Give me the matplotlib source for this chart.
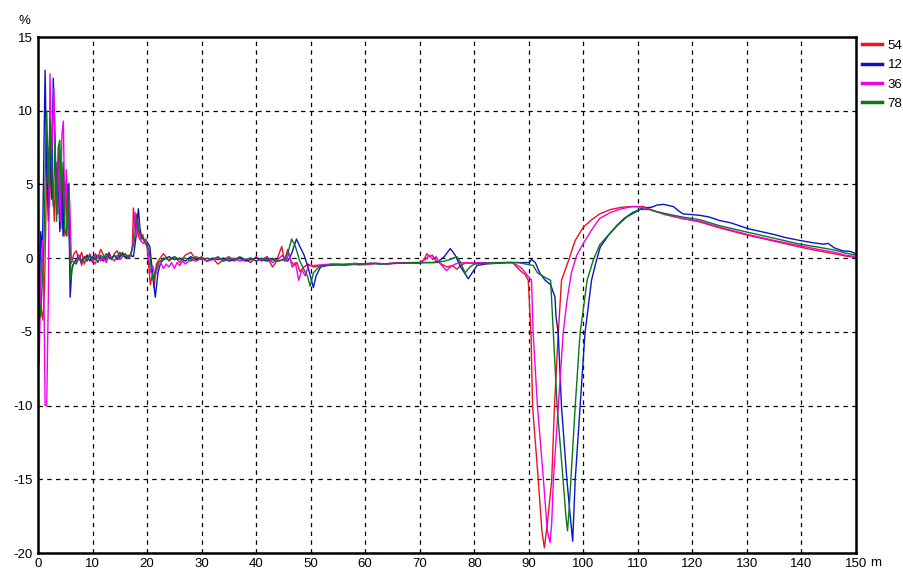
import matplotlib
matplotlib.use("Agg")
import matplotlib.pyplot as plt

plt.rcParams['font.family'] = ['Liberation Sans', 'DejaVu Sans']

# ---------------- data (distance in m, deviation in %) ----------------
labels = ["54", "12", "36", "78"]
colors = ["#e8141e", "#0a14c8", "#f000f0", "#087818"]

x_54 = [0, 0.3, 0.6, 0.9, 1.2, 1.5, 1.8, 2.1, 2.4, 2.7, 3.0, 3.3, 3.6, 3.9, 4.2, 4.5, 4.8, 5.1, 5.4, 5.7, 5.9, 6.2, 6.6,
        7.0, 7.5, 8.0, 8.5, 9.0, 9.5, 10.0, 10.5, 11.0, 11.5, 12.0, 12.5, 13.0, 13.5, 14.0, 14.5, 15.0, 15.5, 16.0, 16.5,
        17.0, 17.3, 17.5, 17.8, 18.1, 18.4, 18.8, 19.2, 19.6, 20.0, 20.3, 20.6, 21.0, 21.3, 21.7, 22.2, 23, 24, 25, 26,
        27, 28, 29, 30, 31, 32, 33, 34, 35, 36, 37, 38, 39, 40, 41, 42, 43, 43.6, 44.2, 44.7, 45.2, 45.8, 46.4, 47, 47.5,
        48, 48.8, 49.5, 50.5, 52, 54, 56, 58, 60, 62, 64, 66, 68, 70, 70.8, 71.3, 71.8, 72.3, 73, 74, 75, 76, 76.8, 77.5,
        78.5, 80, 82, 84, 86, 87, 87.8, 88.6, 89.3, 89.9, 90.4, 90.7, 91.75, 92.4, 92.85, 93.4, 94.2, 94.7, 95.4, 96.0,
        97.3, 98.5, 100, 101.5, 103, 105, 107, 109, 111, 113, 115, 118, 121.4, 125, 130.2, 135, 139.7, 143, 146, 148, 150]
y_54 = [1.5, -1.0, -3.5, -4.2, -2.0, 4.0, 7.5, 3.5, 7.0, 5.0, 2.5, 6.5, 3.0, 7.5, 2.0, 5.5, 1.5, 5.0, 2.0, 5.1, -0.5, -0.2, 0.3,
        0.5, -0.1, 0.4, -0.4, 0.2, 0.1, -0.3, 0.3, 0.0, 0.6, 0.2, -0.2, 0.4, -0.1, 0.3, 0.5, 0.1, 0.4, 0.0, 0.2,
        0.1, 0.8, 3.4, 2.0, 3.0, 1.5, 1.2, 1.6, 1.0, 0.8, -0.5, -1.8, -1.0, -2.0, -0.4, -0.1, 0.3, -0.2, 0.1, -0.3,
        0.2, 0.4, -0.1, 0.1, -0.2, 0.0, -0.4, -0.1, 0.1, -0.2, 0.0, -0.1, -0.3, 0.1, -0.2, 0.1, -0.6, -0.3, 0.3, 0.8, -0.2, 0.6, -0.2, -0.5, -0.3,
        -0.9, -0.6, -0.4, -0.6, -0.5, -0.4, -0.5, -0.4, -0.45, -0.35, -0.4, -0.35, -0.3, -0.3, -0.1, 0.3, 0.1, 0.2, -0.2, -0.4, -0.6, -0.5, -0.75, -0.5,
        -0.3, -0.35, -0.3, -0.35, -0.3, -0.3, -0.6, -0.9, -1.1, -1.5, -5.1, -10.1, -15.1, -18.5, -19.65, -18.0, -15.1, -10.1, -5.1, -1.5,
        -0.15, 1.2, 2.1, 2.6, 3.0, 3.3, 3.45, 3.5, 3.5, 3.2, 2.95, 2.7, 2.45, 2.05, 1.55, 1.15, 0.75, 0.5, 0.3, 0.15, 0.03]

x_12 = [0, 0.2, 0.5, 0.8, 1.0, 1.3, 1.6, 1.9, 2.2, 2.5, 2.8, 3.1, 3.4, 3.7, 4.0, 4.3, 4.6, 4.9, 5.2, 5.5, 5.75, 5.9, 6.2, 6.6,
        7, 7.5, 8, 8.5, 9, 9.5, 10, 10.5, 11, 11.5, 12, 12.5, 13, 13.5, 14, 14.5, 15, 15.5, 16, 16.5, 17, 17.5, 18.0, 18.4,
        18.7, 19.0, 19.5, 20, 20.5, 21.0, 21.5, 22, 22.5, 23, 24, 25, 26, 27, 28, 29, 30, 31, 32, 33, 34, 35, 36, 37, 38,
        39, 40, 41, 42, 43, 44, 45, 45.8, 46.5, 47.4, 48, 48.8, 49.5, 50.5, 51, 51.8, 53, 55, 57, 59, 61, 63, 65, 67, 69,
        71, 72.5, 73.5, 74.5, 75.6, 76.5, 77.5, 78.9, 79.8, 80.5, 82, 84, 86, 88, 90, 90.5, 91.2, 92, 93, 94, 94.8, 95.0,
        95.4, 96.0, 97.0, 97.6, 98.05, 98.3, 98.5, 99.4, 100.3, 101.5, 102.3, 103.1, 104.5, 106.1, 107.5, 109.1, 110.9,
        112.5, 113.5, 114.7, 116.5, 117.5, 118.3, 120, 121.4, 123, 125, 127, 130.2, 132, 135, 137, 139.7, 142, 144, 144.9,
        146, 147.5, 149, 150]
y_12 = [-4.5, -4.0, 1.8, 0.5, 5.0, 12.75, 6.0, 2.5, 8.0, 4.0, 12.2, 8.5, 3.5, 5.5, 1.8, 5.2, 1.5, 5.0, 4.5, 5.0, 1.0, -2.65, -0.8, -0.3,
        -0.1, 0.2, -0.2, 0.0, 0.2, -0.2, 0.1, -0.1, 0.2, 0.0, -0.2, 0.1, 0.3, 0.0, 0.2, -0.1, 0.1, 0.3, 0.1, 0.0, 0.2, 0.1, 1.5, 3.35,
        2.0, 1.4, 1.2, 1.1, 0.8, -1.0, -2.65, -1.0, -0.3, -0.1, 0.1, -0.1, 0.0, -0.2, 0.1, -0.1, 0.0, -0.2, 0.0, -0.1, 0.0, -0.2, -0.1, 0.0, -0.2,
        -0.1, 0.0, -0.1, -0.2, -0.1, -0.2, -0.1, -0.2, 0.3, 1.3, 0.8, 0.2, -0.6, -2.0, -1.2, -0.6, -0.5, -0.45, -0.4, -0.45, -0.35, -0.4, -0.35, -0.3, -0.35,
        -0.3, -0.3, -0.2, 0.1, 0.65, 0.2, -0.6, -1.4, -0.9, -0.5, -0.4, -0.35, -0.3, -0.3, -0.3, -0.1, -0.3, -1.0, -1.5, -1.8, -2.65, -4.0,
        -5.1, -10.1, -15.1, -17.5, -19.2, -17.0, -15.1, -10.1, -5.1, -1.5, -0.3, 0.75, 1.5, 2.2, 2.7, 3.1, 3.4,
        3.45, 3.6, 3.65, 3.5, 3.2, 3.0, 2.95, 2.9, 2.8, 2.55, 2.4, 2.0, 1.85, 1.6, 1.4, 1.2, 1.05, 0.95, 1.0,
        0.7, 0.5, 0.45, 0.3]

x_36 = [0, 0.2, 0.5, 0.8, 1.1, 1.3, 1.6, 1.9, 2.2, 2.5, 2.9, 3.2, 3.5, 3.8, 4.1, 4.4, 4.65, 4.9, 5.2, 5.5, 5.8, 6.1, 6.5,
        7, 7.5, 8, 8.5, 9, 9.5, 10, 10.5, 11, 11.5, 12, 12.5, 13, 13.5, 14, 14.5, 15, 15.5, 16, 16.5, 17, 17.4, 17.8, 18.1,
        18.4, 18.8, 19.3, 19.8, 20.2, 20.6, 21, 21.5, 22, 22.5, 23, 23.5, 24, 24.5, 25, 25.5, 26, 26.5, 27, 28, 29, 30, 31,
        32, 33, 34, 35, 36, 37, 38, 39, 40, 41, 42, 43, 44, 44.8, 45.4, 46, 46.6, 47.2, 47.8, 48.4, 49, 49.6, 50.5, 52, 54,
        56, 58, 60, 62, 64, 66, 68, 70, 71, 71.8, 72.4, 73, 73.6, 74.3, 74.9, 75.6, 76.5, 77.5, 79, 81, 83, 85, 87, 88.4,
        89.2, 89.8, 90.5, 90.8, 91.6, 92.7, 93.4, 93.9, 94.2, 94.5, 95.4, 96.3, 97.0, 97.8, 98.8, 100, 101.5, 103, 105, 107,
        109, 111, 113, 115, 118, 121.4, 125, 130.2, 135, 139.7, 143, 146, 148, 150]
y_36 = [-5.5, -7.2, -2.0, 1.2, -3.0, -10.0, -10.0, -2.5, 12.5, 7.0, 11.5, 6.0, 3.0, 7.0, 2.5, 8.5, 9.3, 3.0, 6.0, 1.5, 4.0, 0.0, -0.3,
        -0.3, 0.2, -0.5, 0.1, -0.2, 0.3, -0.1, -0.4, 0.2, -0.2, 0.1, -0.3, 0.2, 0.0, -0.2, 0.2, -0.1, 0.1, 0.3, 0.0, 0.2, 1.0, 3.1, 1.5,
        2.6, 1.2, 1.0, 1.3, 0.4, -1.0, -0.5, -1.2, -0.6, -0.3, -0.7, -0.4, -0.6, -0.3, -0.7, -0.3, -0.5, -0.2, -0.4, -0.1, -0.2, 0.0, -0.2,
        -0.1, 0.0, -0.2, -0.1, 0.0, -0.2, -0.1, 0.0, -0.2, -0.1, 0.1, -0.3, -0.1, 0.2, -0.2, 0.3, -0.6, -0.3, -1.5, -0.8, -1.2, -0.5, -0.5, -0.45, -0.4,
        -0.45, -0.35, -0.4, -0.35, -0.4, -0.3, -0.35, -0.3, -0.1, 0.2, -0.1, 0.1, -0.3, -0.6, -0.85, -0.6, -0.4, -0.3, -0.35, -0.3, -0.35, -0.3, -0.3, -0.6,
        -0.9, -1.2, -1.5, -5.1, -10.1, -15.1, -18.5, -19.3, -18.0, -15.1, -10.1, -5.1, -2.9, -1.0, 0.2, 1.0, 1.9, 2.7, 3.1, 3.35,
        3.5, 3.45, 3.2, 3.0, 2.7, 2.5, 2.1, 1.6, 1.2, 0.85, 0.6, 0.4, 0.2, 0.1]

x_78 = [0, 0.2, 0.5, 0.8, 1.1, 1.4, 1.6, 1.9, 2.2, 2.5, 2.8, 3.1, 3.4, 3.7, 4.0, 4.3, 4.6, 4.9, 5.2, 5.5, 5.75, 6.0, 6.3, 6.7,
        7, 7.5, 8, 8.5, 9, 9.5, 10, 10.5, 11, 11.5, 12, 12.5, 13, 13.5, 14, 14.5, 15, 15.5, 16, 16.5, 17, 17.6, 18.1, 18.5,
        18.9, 19.4, 19.9, 20.4, 20.8, 21.2, 21.6, 22.1, 23, 24, 25, 26, 27, 28, 29, 30, 31, 32, 33, 34, 35, 36, 37, 38, 39,
        40, 41, 42, 43, 44, 45, 45.8, 46.5, 47.2, 48, 48.8, 49.4, 49.9, 50.5, 51.5, 53, 55, 57, 59, 61, 63, 65, 67, 69, 71,
        73, 74.5, 75.5, 76.8, 77.5, 78.3, 79.2, 80, 82, 84, 86, 88, 90.8, 91.6, 92.5, 93.4, 94.0, 94.5, 95.2, 96.3, 96.8,
        97.1, 97.4, 97.7, 98.5, 99.4, 100.7, 101.8, 103, 104.9, 106.5, 108, 109.5, 110.4, 112, 114, 116, 118, 121.4, 125,
        130.2, 135, 139.7, 143, 146, 148, 150]
y_78 = [0.5, -3.0, -4.0, -1.5, 1.0, 7.5, 10.0, 5.0, 9.5, 6.0, 3.5, 8.0, 2.5, 7.5, 8.0, 4.0, 6.5, 2.0, 1.5, 4.5, 1.6, -1.5, -0.5, -0.3,
        -0.4, 0.0, -0.3, 0.1, -0.2, 0.2, -0.1, 0.1, -0.3, 0.2, 0.0, 0.3, 0.1, -0.1, 0.2, 0.0, 0.4, 0.1, 0.3, 0.0, 0.3, 1.0, 2.8, 1.8,
        1.5, 1.3, 1.0, 0.5, -0.8, -1.5, -0.8, -0.3, 0.0, -0.1, 0.1, -0.1, 0.0, -0.2, 0.1, -0.1, 0.0, -0.1, 0.1, -0.2, 0.0, -0.1, 0.1, -0.1, 0.0,
        -0.2, 0.0, -0.1, 0.0, -0.2, -0.1, 0.3, 1.3, 0.8, -0.2, -0.8, -1.2, -1.9, -1.0, -0.6, -0.5, -0.4, -0.45, -0.4, -0.35, -0.4, -0.35, -0.35, -0.3, -0.3,
        -0.3, -0.2, -0.1, 0.1, -0.3, -1.0, -0.6, -0.4, -0.35, -0.3, -0.3, -0.3, -0.5, -1.0, -1.2, -1.4, -1.5, -5.1, -10.1, -15.1, -17.5,
        -18.5, -17.0, -15.1, -10.1, -5.1, -1.5, -0.15, 0.9, 1.7, 2.3, 2.8, 3.1, 3.3, 3.3, 3.1, 2.95, 2.8, 2.6, 2.2,
        1.75, 1.35, 0.95, 0.75, 0.55, 0.35, 0.2]

x_ticks = list(range(0, 151, 10))
y_ticks = list(range(-20, 16, 5))
x_tick_labels = [str(v) for v in x_ticks]
y_tick_labels = [str(v) for v in y_ticks]
y_unit = "%"
x_unit = "m"

# ---------------- figure ----------------
fig = plt.figure(figsize=(9.04, 5.69), dpi=100)
W, H = 904, 569
ax = fig.add_axes([38 / W, 1 - 553 / H, (856 - 38) / W, (553 - 37) / H])

series = [(x_54, y_54), (x_12, y_12), (x_36, y_36), (x_78, y_78)]
for (xs, ys), lab, col in zip(series, labels, colors):
    ax.plot(xs, ys, color=col, lw=1.0, label=lab)

ax.set_xlim(0, 150)
ax.set_ylim(-20, 15)
ax.set_xticks(x_ticks)
ax.set_xticklabels(x_tick_labels)
ax.set_yticks(y_ticks)
ax.set_yticklabels(y_tick_labels)
ax.tick_params(length=0, labelsize=9.5)
ax.tick_params(axis='x', pad=3.5)
ax.tick_params(axis='y', pad=4)
ax.grid(True, color='black', lw=0.9, linestyle=(0, (3.5, 3.5)))
for s in ax.spines.values():
    s.set_linewidth(1.8)
    s.set_color('black')
ax.set_axisbelow(True)

# unit labels
fig.text(24 / W, 1 - 21 / H, y_unit, fontsize=9.5, ha='center', va='center')
ax.annotate(x_unit, xy=(150, 0), xycoords=('data', 'axes fraction'),
            xytext=(10, -3.0), textcoords='offset points', ha='left', va='top', fontsize=9.5)

leg = ax.legend(loc='upper left', bbox_to_anchor=(1 + 6 / 818, 0.995), frameon=False,
                fontsize=9.5, handlelength=1.5, handletextpad=0.45, labelspacing=0.54,
                borderpad=0, borderaxespad=0)
for h in leg.legend_handles:
    h.set_linewidth(2.5)

fig.savefig("out.png", dpi=100, facecolor='white')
============================================================
Find all lines where the word "matplotlib" appears. Copy them.

_Written response_:
Give me the matplotlib source for this chart.
import matplotlib
matplotlib.use("Agg")
import matplotlib.pyplot as plt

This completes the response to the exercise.